Revised PEP 318 - Function/Method Decorator Syntax

Bernhard Herzog bh at
Tue Jun 10 15:35:21 CEST 2003

Kevin Smith <Kevin.Smith at> writes:

> Implementation Issues
>     In the following example there are two function decorators: 
>     synchronized(lock) and classmethod.  
>         def foo(self) as synchronized(lock), classmethod:
>             perform method operation
>     Since these all appear within the operation of the 'def' 
>     itself, it makes sense that synchronized, lock, and 
>     classmethod must exist at the time that the definition 
>     is compiled.


Surely you mean "when the def-statement is executed."

>     In addition, each of these arguments will be 
>     evaluated before being applied to the compiled function.  
>     This means that arguments like synchronized(lock) must 
>     return a descriptor that will be applied to foo.  Therefore, 
>     the code above translates to:
>         def foo(self):
>             perform method operation
>         foo = classmethod(<returned-descriptor>(foo))
>     In the example above, <returned-descriptor> refers to the 
>     descriptor returned by evaluating synchronized(lock).

Why not simply

        def foo(self):
            perform method operation
        foo = classmethod(synchronized(lock)(foo))

That makes it clear at which point the "synchronized(lock)" itself is
executed and that it has to return a callable object which will be
called with foo as argument without having to talk about

The only thing that is not clear to me is whether it's intended that the
function is actually bound to "foo" multiple times. OTOH, I'm not sure
it would really make a difference if it were only bound once at the end.
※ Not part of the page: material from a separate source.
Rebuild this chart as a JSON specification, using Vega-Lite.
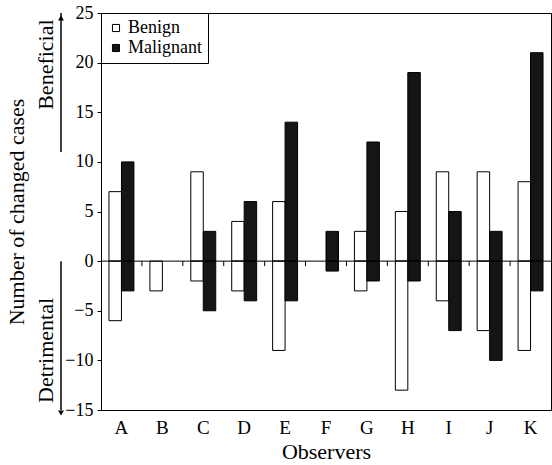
{
  "$schema": "https://vega.github.io/schema/vega-lite/v6.json",
  "width": 450,
  "height": 397,
  "autosize": {"type": "none"},
  "padding": {"left": 101, "top": 13, "right": 1, "bottom": 55},
  "background": "white",
  "config": {
    "view": {"stroke": "black", "strokeWidth": 1},
    "font": "Liberation Serif, serif",
    "axis": {
      "labelFont": "Liberation Serif, serif",
      "titleFont": "Liberation Serif, serif",
      "titleFontWeight": "normal",
      "labelColor": "black",
      "titleColor": "black",
      "domainColor": "black",
      "tickColor": "black",
      "grid": false
    },
    "legend": {"labelFont": "Liberation Serif, serif"}
  },
  "datasets": {
    "bars": [
      {"observer": "A", "type": "Benign", "value": 7},
      {"observer": "A", "type": "Benign", "value": -6},
      {"observer": "A", "type": "Malignant", "value": 10},
      {"observer": "A", "type": "Malignant", "value": -3},
      {"observer": "B", "type": "Benign", "value": -3},
      {"observer": "C", "type": "Benign", "value": 9},
      {"observer": "C", "type": "Benign", "value": -2},
      {"observer": "C", "type": "Malignant", "value": 3},
      {"observer": "C", "type": "Malignant", "value": -5},
      {"observer": "D", "type": "Benign", "value": 4},
      {"observer": "D", "type": "Benign", "value": -3},
      {"observer": "D", "type": "Malignant", "value": 6},
      {"observer": "D", "type": "Malignant", "value": -4},
      {"observer": "E", "type": "Benign", "value": 6},
      {"observer": "E", "type": "Benign", "value": -9},
      {"observer": "E", "type": "Malignant", "value": 14},
      {"observer": "E", "type": "Malignant", "value": -4},
      {"observer": "F", "type": "Malignant", "value": 3},
      {"observer": "F", "type": "Malignant", "value": -1},
      {"observer": "G", "type": "Benign", "value": 3},
      {"observer": "G", "type": "Benign", "value": -3},
      {"observer": "G", "type": "Malignant", "value": 12},
      {"observer": "G", "type": "Malignant", "value": -2},
      {"observer": "H", "type": "Benign", "value": 5},
      {"observer": "H", "type": "Benign", "value": -13},
      {"observer": "H", "type": "Malignant", "value": 19},
      {"observer": "H", "type": "Malignant", "value": -2},
      {"observer": "I", "type": "Benign", "value": 9},
      {"observer": "I", "type": "Benign", "value": -4},
      {"observer": "I", "type": "Malignant", "value": 5},
      {"observer": "I", "type": "Malignant", "value": -7},
      {"observer": "J", "type": "Benign", "value": 9},
      {"observer": "J", "type": "Benign", "value": -7},
      {"observer": "J", "type": "Malignant", "value": 3},
      {"observer": "J", "type": "Malignant", "value": -10},
      {"observer": "K", "type": "Benign", "value": 8},
      {"observer": "K", "type": "Benign", "value": -9},
      {"observer": "K", "type": "Malignant", "value": 21},
      {"observer": "K", "type": "Malignant", "value": -3}
    ],
    "zero": [{"value": 0}],
    "ticks": [
      {"observer": "B"}, {"observer": "C"}, {"observer": "D"}, {"observer": "E"}, {"observer": "F"},
      {"observer": "G"}, {"observer": "H"}, {"observer": "I"}, {"observer": "J"}, {"observer": "K"}
    ],
    "notes": [
      {"label": "Beneficial", "pos": 19.8},
      {"label": "Detrimental", "pos": -9}
    ],
    "arrows": [
      {"from": 25, "to": 11},
      {"from": 0, "to": -15}
    ],
    "heads": [
      {"pos": 24.5, "shape": "triangle-up"},
      {"pos": -15.3, "shape": "triangle-down"}
    ]
  },
  "layer": [
    {
      "data": {"name": "bars"},
      "mark": {"type": "bar", "stroke": "black", "strokeWidth": 1},
      "encoding": {
        "x": {
          "field": "observer",
          "type": "nominal",
          "scale": {"domain": ["A","B","C","D","E","F","G","H","I","J","K"], "paddingInner": 0, "paddingOuter": 0},
          "axis": {
            "title": "Observers",
            "titleFontSize": 22,
            "labelFontSize": 19,
            "labelAngle": 0,
            "ticks": false,
            "tickSize": 0,
            "labelPadding": 8,
            "titlePadding": 4
          }
        },
        "xOffset": {
          "field": "type",
          "type": "nominal",
          "scale": {"domain": ["Benign", "Malignant"], "paddingInner": 0, "paddingOuter": 0.64}
        },
        "y": {
          "field": "value",
          "type": "quantitative",
          "stack": null,
          "scale": {"domain": [-15, 25], "nice": false, "zero": false},
          "axis": {
            "values": [-15, -10, -5, 0, 5, 10, 15, 20, 25],
            "tickSize": 4,
            "labelPadding": 4,
            "labelFontSize": 18,
            "title": "Number of changed cases",
            "titleFontSize": 22,
            "titleX": -78,
            "titleBaseline": "alphabetic"
          }
        },
        "fill": {
          "field": "type",
          "type": "nominal",
          "scale": {"domain": ["Benign", "Malignant"], "range": ["white", "#151515"]},
          "legend": {
            "title": null,
            "orient": "top-left",
            "offset": 0,
            "labelFontSize": 18,
            "labelColor": "black",
            "labelOffset": 3,
            "symbolType": "square",
            "symbolSize": 50,
            "symbolStrokeColor": "black",
            "symbolStrokeWidth": 1,
            "strokeColor": "black",
            "fillColor": "white",
            "padding": 6,
            "rowPadding": 2
          }
        }
      }
    },
    {
      "data": {"name": "zero"},
      "mark": {"type": "rule", "color": "black", "strokeWidth": 1},
      "encoding": {"y": {"field": "value", "type": "quantitative"}}
    },
    {
      "data": {"name": "ticks"},
      "mark": {"type": "rule", "color": "black", "strokeWidth": 1},
      "encoding": {
        "x": {"field": "observer", "type": "nominal", "bandPosition": 0},
        "y": {"datum": 0},
        "y2": {"datum": -0.5}
      }
    },
    {
      "data": {"name": "arrows"},
      "mark": {"type": "rule", "color": "black", "strokeWidth": 1.5, "xOffset": -40, "clip": false},
      "encoding": {
        "x": {"datum": "A", "type": "nominal", "bandPosition": 0},
        "y": {"field": "from", "type": "quantitative"},
        "y2": {"field": "to"}
      }
    },
    {
      "data": {"name": "heads"},
      "mark": {"type": "point", "filled": true, "color": "black", "size": 35, "opacity": 1, "xOffset": -40},
      "encoding": {
        "x": {"datum": "A", "type": "nominal", "bandPosition": 0},
        "y": {"field": "pos", "type": "quantitative"},
        "shape": {"field": "shape", "type": "nominal", "scale": null, "legend": null}
      }
    },
    {
      "data": {"name": "notes"},
      "mark": {"type": "text", "angle": 270, "align": "center", "baseline": "alphabetic", "dy": -48, "fontSize": 22, "font": "Liberation Serif, serif", "color": "black"},
      "encoding": {
        "x": {"datum": "A", "type": "nominal", "bandPosition": 0},
        "y": {"field": "pos", "type": "quantitative"},
        "text": {"field": "label"}
      }
    }
  ]
}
>     It could easily be argued that the descriptors should be applied
>     in reverse order to make the application of the descriptor look 
>     more like the resultant code.  I tend to prefer this form.
>         def foo(self):
>             perform method operation
>         foo = <returned-descriptor>(classmethod(foo))
>     In either case, the modified function is bound to the function
>     name at compile time.

Again, I think you mean "when the def-statement is executed."